§ Written exercise
Your task is to give the listing below back word for word, pictures excluded.

§ Source data
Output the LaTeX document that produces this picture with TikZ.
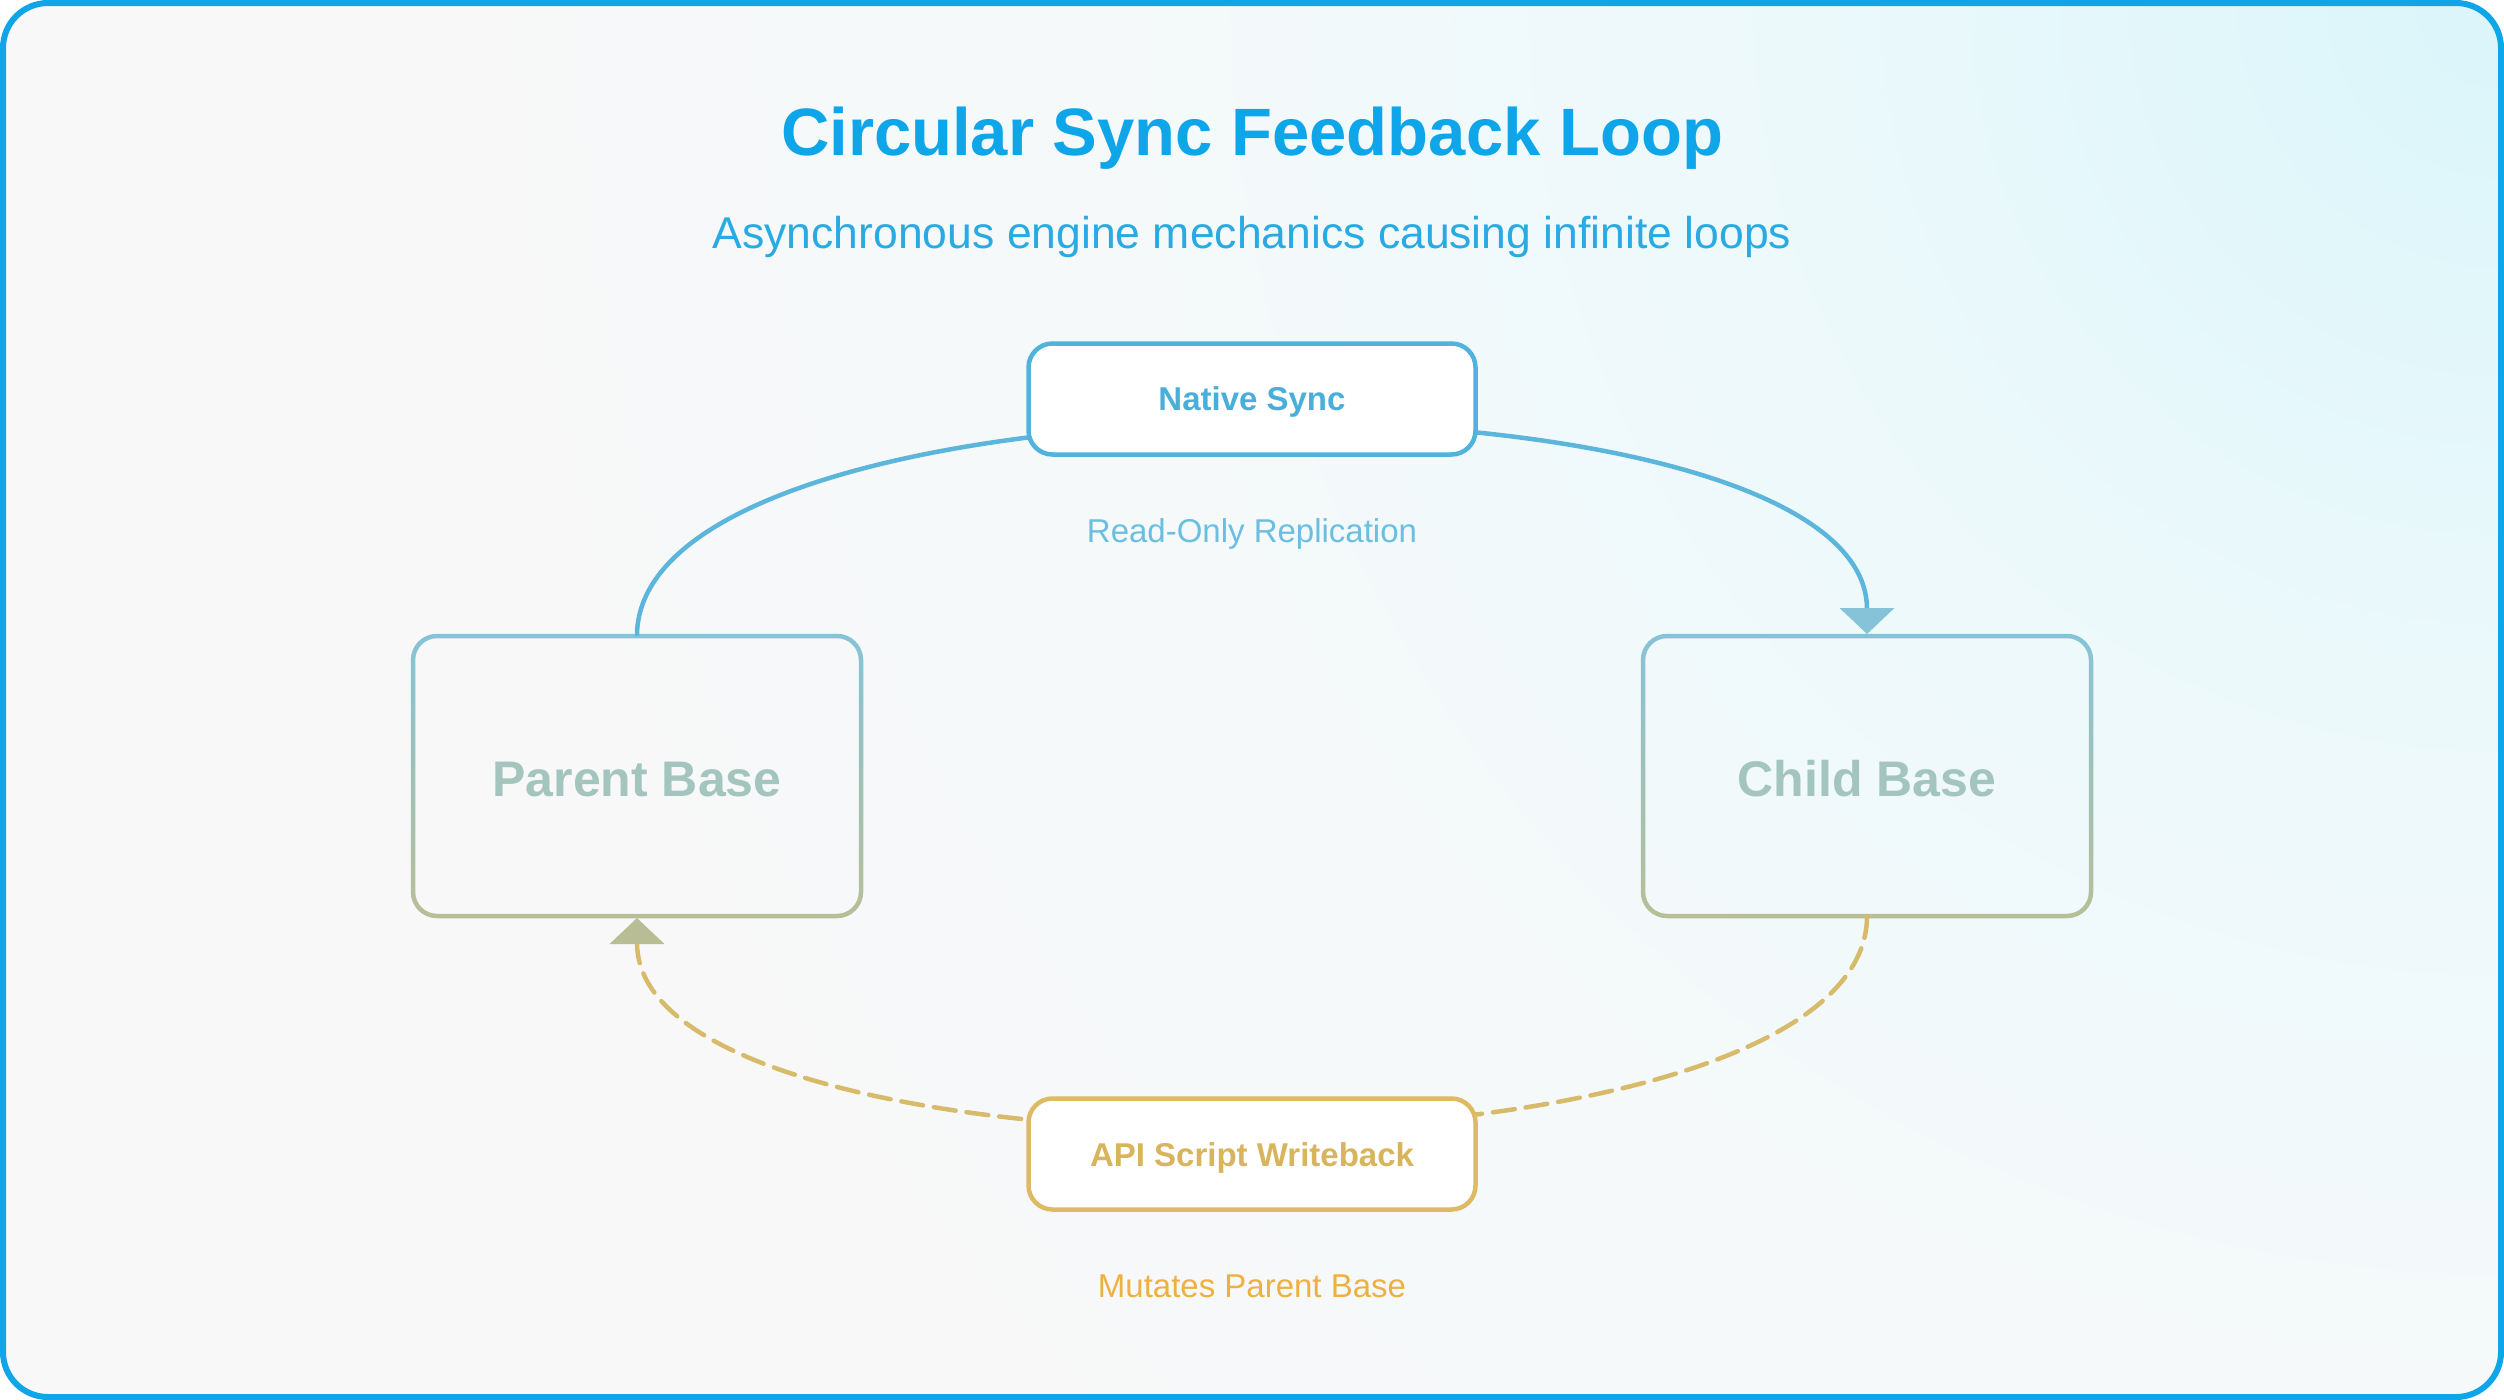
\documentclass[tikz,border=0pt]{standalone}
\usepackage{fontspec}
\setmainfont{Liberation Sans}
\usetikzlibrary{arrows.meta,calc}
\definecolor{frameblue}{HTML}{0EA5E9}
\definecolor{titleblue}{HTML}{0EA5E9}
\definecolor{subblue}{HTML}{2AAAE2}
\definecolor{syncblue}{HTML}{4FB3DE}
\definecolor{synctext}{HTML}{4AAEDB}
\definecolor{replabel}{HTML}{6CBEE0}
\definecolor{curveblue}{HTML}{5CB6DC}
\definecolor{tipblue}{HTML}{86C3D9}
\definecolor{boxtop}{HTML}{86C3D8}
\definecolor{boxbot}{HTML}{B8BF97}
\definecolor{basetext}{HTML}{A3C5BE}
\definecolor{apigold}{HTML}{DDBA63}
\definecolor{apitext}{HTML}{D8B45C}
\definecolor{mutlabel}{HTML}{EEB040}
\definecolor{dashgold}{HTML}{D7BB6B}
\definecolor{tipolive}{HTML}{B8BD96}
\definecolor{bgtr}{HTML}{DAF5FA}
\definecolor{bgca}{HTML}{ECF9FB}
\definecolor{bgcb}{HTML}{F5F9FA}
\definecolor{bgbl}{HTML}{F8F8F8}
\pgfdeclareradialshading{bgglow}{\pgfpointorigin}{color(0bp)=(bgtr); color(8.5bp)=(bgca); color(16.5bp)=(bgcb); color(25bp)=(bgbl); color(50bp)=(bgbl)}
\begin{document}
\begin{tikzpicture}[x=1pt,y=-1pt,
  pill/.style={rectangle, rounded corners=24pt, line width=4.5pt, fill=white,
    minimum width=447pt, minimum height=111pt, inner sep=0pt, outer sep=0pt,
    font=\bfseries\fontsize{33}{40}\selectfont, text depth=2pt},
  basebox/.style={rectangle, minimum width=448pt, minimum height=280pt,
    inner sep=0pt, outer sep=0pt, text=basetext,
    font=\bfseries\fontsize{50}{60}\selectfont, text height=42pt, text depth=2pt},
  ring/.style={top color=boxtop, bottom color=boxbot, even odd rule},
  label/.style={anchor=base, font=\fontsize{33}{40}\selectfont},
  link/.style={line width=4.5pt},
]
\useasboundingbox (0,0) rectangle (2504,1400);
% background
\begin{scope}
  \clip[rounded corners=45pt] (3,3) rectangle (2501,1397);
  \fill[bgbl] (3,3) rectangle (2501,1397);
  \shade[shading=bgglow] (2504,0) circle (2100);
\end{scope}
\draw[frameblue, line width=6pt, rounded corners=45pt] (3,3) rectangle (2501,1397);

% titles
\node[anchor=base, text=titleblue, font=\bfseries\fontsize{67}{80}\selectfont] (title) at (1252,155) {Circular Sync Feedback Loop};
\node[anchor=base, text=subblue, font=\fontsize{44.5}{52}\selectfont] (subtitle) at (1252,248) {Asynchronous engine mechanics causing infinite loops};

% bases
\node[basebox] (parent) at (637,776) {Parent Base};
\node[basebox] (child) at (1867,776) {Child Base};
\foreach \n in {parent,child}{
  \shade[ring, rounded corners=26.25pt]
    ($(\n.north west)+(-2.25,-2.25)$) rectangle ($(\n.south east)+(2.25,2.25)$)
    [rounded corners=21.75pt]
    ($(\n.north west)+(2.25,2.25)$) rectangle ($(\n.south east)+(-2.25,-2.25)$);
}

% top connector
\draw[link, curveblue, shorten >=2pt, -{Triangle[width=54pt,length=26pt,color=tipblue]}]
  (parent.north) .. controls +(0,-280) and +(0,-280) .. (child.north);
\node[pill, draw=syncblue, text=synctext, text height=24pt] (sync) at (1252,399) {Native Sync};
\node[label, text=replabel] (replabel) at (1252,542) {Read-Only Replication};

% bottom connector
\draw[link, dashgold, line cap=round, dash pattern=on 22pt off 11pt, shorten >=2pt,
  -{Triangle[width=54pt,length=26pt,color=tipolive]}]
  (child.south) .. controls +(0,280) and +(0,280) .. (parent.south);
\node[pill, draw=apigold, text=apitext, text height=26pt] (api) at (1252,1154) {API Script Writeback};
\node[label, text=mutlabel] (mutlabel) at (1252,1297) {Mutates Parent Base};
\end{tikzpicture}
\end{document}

§ Written response
Output the LaTeX document that produces this picture with TikZ.
\documentclass[tikz,border=0pt]{standalone}
\usepackage{fontspec}
\setmainfont{Liberation Sans}
\usetikzlibrary{arrows.meta,calc}
\definecolor{frameblue}{HTML}{0EA5E9}
\definecolor{titleblue}{HTML}{0EA5E9}
\definecolor{subblue}{HTML}{2AAAE2}
\definecolor{syncblue}{HTML}{4FB3DE}
\definecolor{synctext}{HTML}{4AAEDB}
\definecolor{replabel}{HTML}{6CBEE0}
\definecolor{curveblue}{HTML}{5CB6DC}
\definecolor{tipblue}{HTML}{86C3D9}
\definecolor{boxtop}{HTML}{86C3D8}
\definecolor{boxbot}{HTML}{B8BF97}
\definecolor{basetext}{HTML}{A3C5BE}
\definecolor{apigold}{HTML}{DDBA63}
\definecolor{apitext}{HTML}{D8B45C}
\definecolor{mutlabel}{HTML}{EEB040}
\definecolor{dashgold}{HTML}{D7BB6B}
\definecolor{tipolive}{HTML}{B8BD96}
\definecolor{bgtr}{HTML}{DAF5FA}
\definecolor{bgca}{HTML}{ECF9FB}
\definecolor{bgcb}{HTML}{F5F9FA}
\definecolor{bgbl}{HTML}{F8F8F8}
\pgfdeclareradialshading{bgglow}{\pgfpointorigin}{color(0bp)=(bgtr); color(8.5bp)=(bgca); color(16.5bp)=(bgcb); color(25bp)=(bgbl); color(50bp)=(bgbl)}
\begin{document}
\begin{tikzpicture}[x=1pt,y=-1pt,
  pill/.style={rectangle, rounded corners=24pt, line width=4.5pt, fill=white,
    minimum width=447pt, minimum height=111pt, inner sep=0pt, outer sep=0pt,
    font=\bfseries\fontsize{33}{40}\selectfont, text depth=2pt},
  basebox/.style={rectangle, minimum width=448pt, minimum height=280pt,
    inner sep=0pt, outer sep=0pt, text=basetext,
    font=\bfseries\fontsize{50}{60}\selectfont, text height=42pt, text depth=2pt},
  ring/.style={top color=boxtop, bottom color=boxbot, even odd rule},
  label/.style={anchor=base, font=\fontsize{33}{40}\selectfont},
  link/.style={line width=4.5pt},
]
\useasboundingbox (0,0) rectangle (2504,1400);
% background
\begin{scope}
  \clip[rounded corners=45pt] (3,3) rectangle (2501,1397);
  \fill[bgbl] (3,3) rectangle (2501,1397);
  \shade[shading=bgglow] (2504,0) circle (2100);
\end{scope}
\draw[frameblue, line width=6pt, rounded corners=45pt] (3,3) rectangle (2501,1397);

% titles
\node[anchor=base, text=titleblue, font=\bfseries\fontsize{67}{80}\selectfont] (title) at (1252,155) {Circular Sync Feedback Loop};
\node[anchor=base, text=subblue, font=\fontsize{44.5}{52}\selectfont] (subtitle) at (1252,248) {Asynchronous engine mechanics causing infinite loops};

% bases
\node[basebox] (parent) at (637,776) {Parent Base};
\node[basebox] (child) at (1867,776) {Child Base};
\foreach \n in {parent,child}{
  \shade[ring, rounded corners=26.25pt]
    ($(\n.north west)+(-2.25,-2.25)$) rectangle ($(\n.south east)+(2.25,2.25)$)
    [rounded corners=21.75pt]
    ($(\n.north west)+(2.25,2.25)$) rectangle ($(\n.south east)+(-2.25,-2.25)$);
}

% top connector
\draw[link, curveblue, shorten >=2pt, -{Triangle[width=54pt,length=26pt,color=tipblue]}]
  (parent.north) .. controls +(0,-280) and +(0,-280) .. (child.north);
\node[pill, draw=syncblue, text=synctext, text height=24pt] (sync) at (1252,399) {Native Sync};
\node[label, text=replabel] (replabel) at (1252,542) {Read-Only Replication};

% bottom connector
\draw[link, dashgold, line cap=round, dash pattern=on 22pt off 11pt, shorten >=2pt,
  -{Triangle[width=54pt,length=26pt,color=tipolive]}]
  (child.south) .. controls +(0,280) and +(0,280) .. (parent.south);
\node[pill, draw=apigold, text=apitext, text height=26pt] (api) at (1252,1154) {API Script Writeback};
\node[label, text=mutlabel] (mutlabel) at (1252,1297) {Mutates Parent Base};
\end{tikzpicture}
\end{document}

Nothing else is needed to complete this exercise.